Announcing: Karl Hector & The Malcouns – Yolek

Khruangbin? Nope, but if you like them, you’ll dig this. Kraut-Funk – that’s our preferred term. The Karl Hector adventure continues with their fourth studio album.

Yolek digs deeper into the Krautrock history embedded deep in the soil of their native Munch – three of the most influential bands of the 1970s experimental German rock scene sprung from there: Amon Düül, Popol Vuh and Embryo. Drawing from those bands’ homebound and worldly influences, JJ Whitefield and Zdenko Curulija conceived and produced this kosmiche-werk.

It’s been nearly twenty years since Karl Hector and the Malcouns’ Sahara Swing saw release on Now-Again in 2008. The album swung with influences from across the African diaspora and set the stage for a cult, but influential following. French fashion icon Christophe Lemaire picked tracks from Karl Hector and The Malcouns as amongst his favorites in the Now-Again catalog, and included them on his Where Are You From anthology. Festival promoters intrigued by the possibility of resurrecting the careers of once forgotten African mavericks – from Ghana’s late Ebo Taylor to the progenitors of Zambia’s Zamrock scene – brought Hector and crew across Europe playing festivals for ecstatic fans. Producer JJ Whitefield even founded an Afro-Rock band, Johnny!, with Taylor’s son Henry.

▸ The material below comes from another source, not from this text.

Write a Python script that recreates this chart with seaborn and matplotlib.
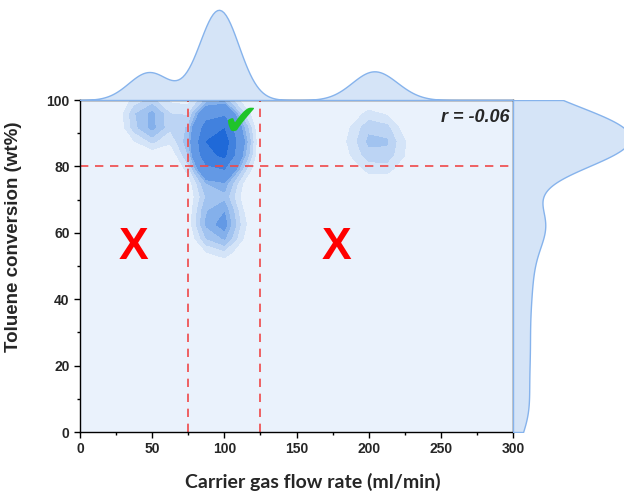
import numpy as np
import pandas as pd
import seaborn as sns
import matplotlib.pyplot as plt
from matplotlib.colors import ListedColormap, BoundaryNorm
from matplotlib.ticker import MultipleLocator

# Carrier gas flow rate (ml/min) and toluene conversion (wt%) per experiment
flow_rate = [40, 50, 55, 48,
             90, 95, 95, 90, 100, 95, 100, 100, 90, 95, 100, 95, 90, 100,
             95, 100, 90, 100, 95,
             190, 205, 210, 220, 200,
             100, 200, 50, 100, 210, 100, 40, 200, 50]
conversion = [95, 92, 96, 93,
              80, 82, 84, 85, 86, 88, 90, 92, 95, 97, 83, 87, 85, 93,
              58, 61, 63, 65, 68,
              86, 80, 90, 85, 93,
              2, 8, 15, 22, 28, 35, 41, 47, 52]

# Threshold guides
flow_low, flow_high = 75, 125
conv_target = 80
r_text = "r = -0.06"

df = pd.DataFrame({"flow": flow_rate, "conv": conversion})

sns.set_theme(style="white")
plt.rcParams["font.family"] = ["Liberation Sans", "DejaVu Sans"]
arial = ["Liberation Sans", "DejaVu Sans"]

W, H = 624, 492
fig = plt.figure(figsize=(W / 100, H / 100), dpi=100)
ax = fig.add_axes([80 / W, 60 / H, 433 / W, 332 / H])
ax_top = fig.add_axes([80 / W, 392 / H, 433 / W, 92 / H])
ax_right = fig.add_axes([513 / W, 60 / H, 111 / W, 332 / H])

band_colors = ["#eaf2fc", "#d4e4f8", "#bcd4f4", "#a1c3f0", "#84b0eb",
               "#6399e5", "#4181de", "#1f69d8"]
iso_levels = [0, 0.38, 0.47, 0.56, 0.65, 0.74, 0.84, 0.93, 1]
ax.set_facecolor(band_colors[0])
sns.kdeplot(data=df, x="flow", y="conv", fill=True, levels=iso_levels,
            cmap=sns.blend_palette(band_colors, as_cmap=True), gridsize=25,
            clip=((0, 300), (0, 100)), cut=20, bw_adjust=0.4, ax=ax)
cset = ax.collections[-1]
cset.set_cmap(ListedColormap(band_colors[:len(cset.levels) - 1]))
cset.set_norm(BoundaryNorm(cset.levels, len(cset.levels) - 1))

face, edge = "#d5e4f7", "#86b3ec"
sns.kdeplot(data=df, x="flow", fill=True, clip=(0, 300), cut=20,
            bw_adjust=0.5, ax=ax_top, alpha=1, linewidth=1)
coll = ax_top.collections[0]
coll.set_facecolor(face)
coll.set_edgecolor(edge)
ymax = max(p.vertices[:, 1].max() for p in coll.get_paths())
ax_top.set_xlim(0, 300)
ax_top.set_ylim(0, ymax * 1.02)
ax_top.set_axis_off()

sns.kdeplot(data=df, y="conv", fill=True, clip=(0, 100), cut=20,
            bw_adjust=0.5, ax=ax_right, alpha=1, linewidth=1)
coll = ax_right.collections[0]
coll.set_facecolor(face)
coll.set_edgecolor(edge)
verts = np.concatenate([p.vertices for p in coll.get_paths()])
d_top = verts[verts[:, 1] >= verts[:, 1].max() - 1e-6, 0].max()
ax_right.set_ylim(0, 100)
ax_right.set_xlim(0, d_top * 111 / 50)
ax_right.set_axis_off()

dash = dict(color="#f04848", lw=1.2, ls=(0, (5, 4)))
ax.axvline(flow_low, **dash)
ax.axvline(flow_high, **dash)
ax.axhline(conv_target, **dash)

ax.set_xlim(0, 300)
ax.set_ylim(0, 100)
ax.xaxis.set_major_locator(MultipleLocator(50))
ax.xaxis.set_minor_locator(MultipleLocator(25))
ax.yaxis.set_major_locator(MultipleLocator(20))
ax.yaxis.set_minor_locator(MultipleLocator(10))
ax.tick_params(which="major", direction="out", length=4, width=1, color="black",
               bottom=True, left=True, labelsize=10)
ax.tick_params(which="minor", direction="out", length=2.5, width=1, color="black",
               bottom=True, left=True)
for lab in ax.get_xticklabels() + ax.get_yticklabels():
    lab.set_fontweight("bold")
    lab.set_fontfamily(arial)
for s in ax.spines.values():
    s.set_visible(True)
    s.set_color("black")
    s.set_linewidth(1)

ax.set_xlabel("Carrier gas flow rate (ml/min)", family=["Lato", "DejaVu Sans"],
              fontweight="bold", fontsize=14)
ax.set_ylabel("Toluene conversion (wt%)", family=arial, fontweight="bold",
              fontsize=13.5)
ax.xaxis.set_label_coords(0.538, -0.123)
ax.yaxis.set_label_coords(-0.134, 0.587)

ax.text(0.993, 0.946, r_text, transform=ax.transAxes, ha="right", va="center",
        fontsize=13, fontweight="bold", fontstyle="italic", family=arial)
ax.text(37, 55.5, "X", color="#ff0000", fontsize=32, fontweight="bold",
        ha="center", va="center", family=arial)
ax.text(178, 55.5, "X", color="#ff0000", fontsize=32, fontweight="bold",
        ha="center", va="center", family=arial)
ax.text(111, 93, "\u2714", color="#1fc42a", fontsize=31,
        family=["DejaVu Sans"], ha="center", va="center")

fig.savefig("out.png", dpi=100)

Unstraight Ahead, their sophomore release from 2014, found the band exploring territories even outside of the expansive scope of Sahara Swing: West African sounds of Ghana and Mali met the East African sounds of Mulatu Astatke’s Ethiopian jazz, tied together with the groove heavy experimentalism of The Malcouns’ 70s Krautrock godfathers: Can, of course, but also more obscure and equally adventurous groups like Agitation Free, Ibliss and Tomorrow’s Gift.

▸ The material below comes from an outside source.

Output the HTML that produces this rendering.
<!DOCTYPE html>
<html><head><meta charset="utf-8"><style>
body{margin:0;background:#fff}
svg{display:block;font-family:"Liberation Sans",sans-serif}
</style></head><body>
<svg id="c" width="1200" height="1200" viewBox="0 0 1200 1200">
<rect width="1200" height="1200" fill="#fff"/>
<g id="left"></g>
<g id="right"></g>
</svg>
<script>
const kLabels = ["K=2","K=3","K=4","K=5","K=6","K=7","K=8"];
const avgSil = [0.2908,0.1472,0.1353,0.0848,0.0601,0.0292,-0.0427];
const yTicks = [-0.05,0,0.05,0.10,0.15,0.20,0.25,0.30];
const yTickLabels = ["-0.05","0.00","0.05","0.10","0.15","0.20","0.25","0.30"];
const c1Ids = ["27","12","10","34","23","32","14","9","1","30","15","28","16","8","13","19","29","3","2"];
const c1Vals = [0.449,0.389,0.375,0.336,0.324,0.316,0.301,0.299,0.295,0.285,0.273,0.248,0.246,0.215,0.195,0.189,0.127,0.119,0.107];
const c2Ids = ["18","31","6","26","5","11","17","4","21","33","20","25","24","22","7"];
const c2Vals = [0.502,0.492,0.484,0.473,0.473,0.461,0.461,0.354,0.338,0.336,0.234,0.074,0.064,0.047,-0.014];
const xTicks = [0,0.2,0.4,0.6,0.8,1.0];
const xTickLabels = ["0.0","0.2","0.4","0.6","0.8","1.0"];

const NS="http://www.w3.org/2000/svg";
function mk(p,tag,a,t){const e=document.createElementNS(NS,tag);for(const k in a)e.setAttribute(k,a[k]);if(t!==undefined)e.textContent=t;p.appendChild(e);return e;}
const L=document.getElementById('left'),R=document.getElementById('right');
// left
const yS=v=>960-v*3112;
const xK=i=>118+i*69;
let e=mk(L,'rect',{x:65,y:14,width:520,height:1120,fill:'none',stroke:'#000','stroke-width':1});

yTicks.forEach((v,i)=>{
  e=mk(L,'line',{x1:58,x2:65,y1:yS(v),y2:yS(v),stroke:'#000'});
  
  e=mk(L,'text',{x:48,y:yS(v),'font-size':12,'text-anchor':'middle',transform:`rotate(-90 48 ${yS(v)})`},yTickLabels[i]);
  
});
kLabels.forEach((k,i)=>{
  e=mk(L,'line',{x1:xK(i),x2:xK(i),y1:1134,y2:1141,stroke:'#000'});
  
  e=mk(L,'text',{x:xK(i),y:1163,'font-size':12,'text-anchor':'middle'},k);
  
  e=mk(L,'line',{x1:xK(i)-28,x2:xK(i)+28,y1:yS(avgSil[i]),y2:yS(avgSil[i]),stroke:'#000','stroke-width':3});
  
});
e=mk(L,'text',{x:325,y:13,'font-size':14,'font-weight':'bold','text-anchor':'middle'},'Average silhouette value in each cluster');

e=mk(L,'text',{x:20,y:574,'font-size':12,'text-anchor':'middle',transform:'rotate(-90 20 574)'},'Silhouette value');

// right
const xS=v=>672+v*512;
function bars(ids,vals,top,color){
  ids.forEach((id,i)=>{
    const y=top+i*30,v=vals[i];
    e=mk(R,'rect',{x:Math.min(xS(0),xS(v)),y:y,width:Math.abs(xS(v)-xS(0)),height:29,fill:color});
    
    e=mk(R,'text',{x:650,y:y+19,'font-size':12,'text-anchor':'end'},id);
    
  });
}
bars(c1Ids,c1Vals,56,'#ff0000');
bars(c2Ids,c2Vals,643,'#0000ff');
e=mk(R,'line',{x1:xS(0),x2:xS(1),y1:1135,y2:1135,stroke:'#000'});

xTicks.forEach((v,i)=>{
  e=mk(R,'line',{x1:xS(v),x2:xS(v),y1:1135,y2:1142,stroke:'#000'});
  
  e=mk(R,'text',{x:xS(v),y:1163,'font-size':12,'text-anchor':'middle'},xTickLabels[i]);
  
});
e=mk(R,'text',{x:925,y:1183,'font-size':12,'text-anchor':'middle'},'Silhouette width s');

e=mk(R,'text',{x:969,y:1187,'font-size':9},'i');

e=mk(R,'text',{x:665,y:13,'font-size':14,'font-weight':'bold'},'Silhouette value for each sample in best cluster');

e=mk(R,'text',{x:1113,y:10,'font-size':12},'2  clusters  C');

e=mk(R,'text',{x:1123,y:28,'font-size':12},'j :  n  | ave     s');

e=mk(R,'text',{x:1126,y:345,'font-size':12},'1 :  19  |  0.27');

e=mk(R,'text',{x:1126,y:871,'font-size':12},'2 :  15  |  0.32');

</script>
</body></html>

“We look to Middle Eastern funk and psychedelic fusions, and to various ethnic records for sound and phrasing,” Whitefield stated at the time of Unstraight Ahead’s release. “We’re trying to combine the global experimentalism of Krautrock with the backbeat of funk.”

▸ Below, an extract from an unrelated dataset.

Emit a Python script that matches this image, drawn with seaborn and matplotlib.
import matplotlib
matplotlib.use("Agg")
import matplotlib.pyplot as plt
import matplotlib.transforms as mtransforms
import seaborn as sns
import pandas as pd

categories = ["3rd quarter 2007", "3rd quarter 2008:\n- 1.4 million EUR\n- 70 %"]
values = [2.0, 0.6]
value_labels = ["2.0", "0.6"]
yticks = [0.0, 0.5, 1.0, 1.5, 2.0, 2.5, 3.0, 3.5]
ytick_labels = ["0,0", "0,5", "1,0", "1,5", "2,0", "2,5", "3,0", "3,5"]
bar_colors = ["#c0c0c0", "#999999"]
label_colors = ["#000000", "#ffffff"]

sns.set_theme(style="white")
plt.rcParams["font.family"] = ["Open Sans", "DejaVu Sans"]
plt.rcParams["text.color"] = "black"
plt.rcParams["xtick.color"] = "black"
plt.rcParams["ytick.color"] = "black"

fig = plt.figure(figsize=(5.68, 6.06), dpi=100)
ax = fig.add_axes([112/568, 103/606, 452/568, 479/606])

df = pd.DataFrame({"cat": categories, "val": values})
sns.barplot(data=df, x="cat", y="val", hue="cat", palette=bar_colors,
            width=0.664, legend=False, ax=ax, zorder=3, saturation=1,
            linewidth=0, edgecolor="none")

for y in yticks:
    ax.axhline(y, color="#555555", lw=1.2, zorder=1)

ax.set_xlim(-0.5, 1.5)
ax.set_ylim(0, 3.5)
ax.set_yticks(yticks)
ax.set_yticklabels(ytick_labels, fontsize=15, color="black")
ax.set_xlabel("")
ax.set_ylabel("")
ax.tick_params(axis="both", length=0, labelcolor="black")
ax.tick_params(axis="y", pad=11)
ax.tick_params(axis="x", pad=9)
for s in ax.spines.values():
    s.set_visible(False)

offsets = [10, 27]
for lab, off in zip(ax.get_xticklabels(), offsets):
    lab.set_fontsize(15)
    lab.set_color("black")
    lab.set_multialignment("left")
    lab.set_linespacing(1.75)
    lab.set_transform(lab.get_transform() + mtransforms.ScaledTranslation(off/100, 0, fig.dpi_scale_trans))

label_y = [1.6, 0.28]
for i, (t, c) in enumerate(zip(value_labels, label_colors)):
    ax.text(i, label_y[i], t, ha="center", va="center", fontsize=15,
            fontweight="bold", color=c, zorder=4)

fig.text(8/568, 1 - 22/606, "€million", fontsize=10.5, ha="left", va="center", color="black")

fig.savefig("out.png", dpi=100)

Non Ex Orbis, the band’s third studio album, dug deeper into the Krautrock history embedded deep in the soil of their native Munch – three of the most influential bands of the 1970s experimental German rock scene spurng from there: Amon Düül, Popol Vuh and Embryo.

Influenced by these musical heroes, and following the path of Non Ex Orbis Whitefield and Curulija shape a sound that takes the experimental approach of the classic Krautrock era and slides between beat-heavy drone and spacey, prog-rock suites.

Yolek symbolizes an innocent way of composing and improvising music, free from the influences of our contemporary environment, preserving a childlike way of hearing sounds in their unfiltered purity. “Some will classify this as a retro, but for the band it simply is a form of creating, Whitefield states. “We’re drawing from an established musical vocabulary which was popular at a time in Germany, when underground musical culture had its creative peak.”